◆ Problem to work on ◆
Starting with the first line and ending with the line that holds "const data = categories.map((name, i)", repeat the material exactly.
* BEGIN Data supplied *
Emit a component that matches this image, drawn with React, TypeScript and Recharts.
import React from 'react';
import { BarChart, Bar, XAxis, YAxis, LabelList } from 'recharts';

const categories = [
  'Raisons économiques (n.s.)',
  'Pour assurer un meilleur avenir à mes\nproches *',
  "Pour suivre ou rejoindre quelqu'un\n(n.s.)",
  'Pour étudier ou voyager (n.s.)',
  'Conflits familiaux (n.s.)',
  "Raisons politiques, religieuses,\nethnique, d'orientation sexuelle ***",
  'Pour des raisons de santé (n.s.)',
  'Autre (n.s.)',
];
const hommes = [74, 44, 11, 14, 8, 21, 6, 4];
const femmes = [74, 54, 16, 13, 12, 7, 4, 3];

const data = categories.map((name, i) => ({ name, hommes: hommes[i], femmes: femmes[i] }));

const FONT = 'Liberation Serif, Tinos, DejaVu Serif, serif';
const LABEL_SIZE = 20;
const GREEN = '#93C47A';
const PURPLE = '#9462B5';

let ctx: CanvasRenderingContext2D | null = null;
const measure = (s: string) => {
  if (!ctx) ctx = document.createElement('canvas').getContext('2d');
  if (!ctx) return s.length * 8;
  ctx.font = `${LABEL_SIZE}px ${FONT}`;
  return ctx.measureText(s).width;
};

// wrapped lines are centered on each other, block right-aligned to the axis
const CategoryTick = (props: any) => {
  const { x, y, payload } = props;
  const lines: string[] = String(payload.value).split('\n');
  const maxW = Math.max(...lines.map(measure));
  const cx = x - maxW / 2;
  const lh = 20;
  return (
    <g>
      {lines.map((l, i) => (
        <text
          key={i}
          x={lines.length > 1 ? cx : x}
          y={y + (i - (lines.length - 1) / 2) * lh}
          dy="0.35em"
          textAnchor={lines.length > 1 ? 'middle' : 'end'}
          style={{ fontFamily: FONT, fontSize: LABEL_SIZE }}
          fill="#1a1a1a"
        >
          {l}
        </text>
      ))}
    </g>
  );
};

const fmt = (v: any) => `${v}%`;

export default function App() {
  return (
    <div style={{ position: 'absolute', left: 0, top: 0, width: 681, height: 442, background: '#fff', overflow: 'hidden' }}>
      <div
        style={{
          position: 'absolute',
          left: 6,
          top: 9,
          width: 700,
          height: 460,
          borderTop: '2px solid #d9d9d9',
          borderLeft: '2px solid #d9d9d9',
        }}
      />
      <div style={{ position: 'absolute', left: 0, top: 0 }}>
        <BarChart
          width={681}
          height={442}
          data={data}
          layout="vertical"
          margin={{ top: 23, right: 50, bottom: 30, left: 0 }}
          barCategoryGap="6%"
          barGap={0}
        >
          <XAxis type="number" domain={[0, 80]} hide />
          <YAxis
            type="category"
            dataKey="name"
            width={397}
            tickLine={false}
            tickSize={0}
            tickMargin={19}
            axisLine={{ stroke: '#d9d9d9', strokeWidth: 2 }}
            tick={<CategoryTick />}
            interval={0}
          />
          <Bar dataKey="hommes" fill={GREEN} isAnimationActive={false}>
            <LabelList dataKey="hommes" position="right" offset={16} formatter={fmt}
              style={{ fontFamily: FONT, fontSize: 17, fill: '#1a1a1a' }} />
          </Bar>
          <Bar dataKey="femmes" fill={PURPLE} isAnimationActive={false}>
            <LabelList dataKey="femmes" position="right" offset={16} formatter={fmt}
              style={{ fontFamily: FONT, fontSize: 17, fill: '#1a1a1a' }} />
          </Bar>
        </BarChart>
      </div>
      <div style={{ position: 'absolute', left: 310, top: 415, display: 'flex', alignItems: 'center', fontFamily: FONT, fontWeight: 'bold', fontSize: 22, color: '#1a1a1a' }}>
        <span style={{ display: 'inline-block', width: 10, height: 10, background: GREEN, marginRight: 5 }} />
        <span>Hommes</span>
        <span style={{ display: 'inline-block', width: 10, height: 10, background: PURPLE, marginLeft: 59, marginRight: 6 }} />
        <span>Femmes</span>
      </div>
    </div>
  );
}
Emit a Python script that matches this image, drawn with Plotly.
* END Data supplied *
◆ Task output ◆
Emit a component that matches this image, drawn with React, TypeScript and Recharts.
import React from 'react';
import { BarChart, Bar, XAxis, YAxis, LabelList } from 'recharts';

const categories = [
  'Raisons économiques (n.s.)',
  'Pour assurer un meilleur avenir à mes\nproches *',
  "Pour suivre ou rejoindre quelqu'un\n(n.s.)",
  'Pour étudier ou voyager (n.s.)',
  'Conflits familiaux (n.s.)',
  "Raisons politiques, religieuses,\nethnique, d'orientation sexuelle ***",
  'Pour des raisons de santé (n.s.)',
  'Autre (n.s.)',
];
const hommes = [74, 44, 11, 14, 8, 21, 6, 4];
const femmes = [74, 54, 16, 13, 12, 7, 4, 3];

const data = categories.map((name, i) => ({ name, hommes: hommes[i], femmes: femmes[i] }));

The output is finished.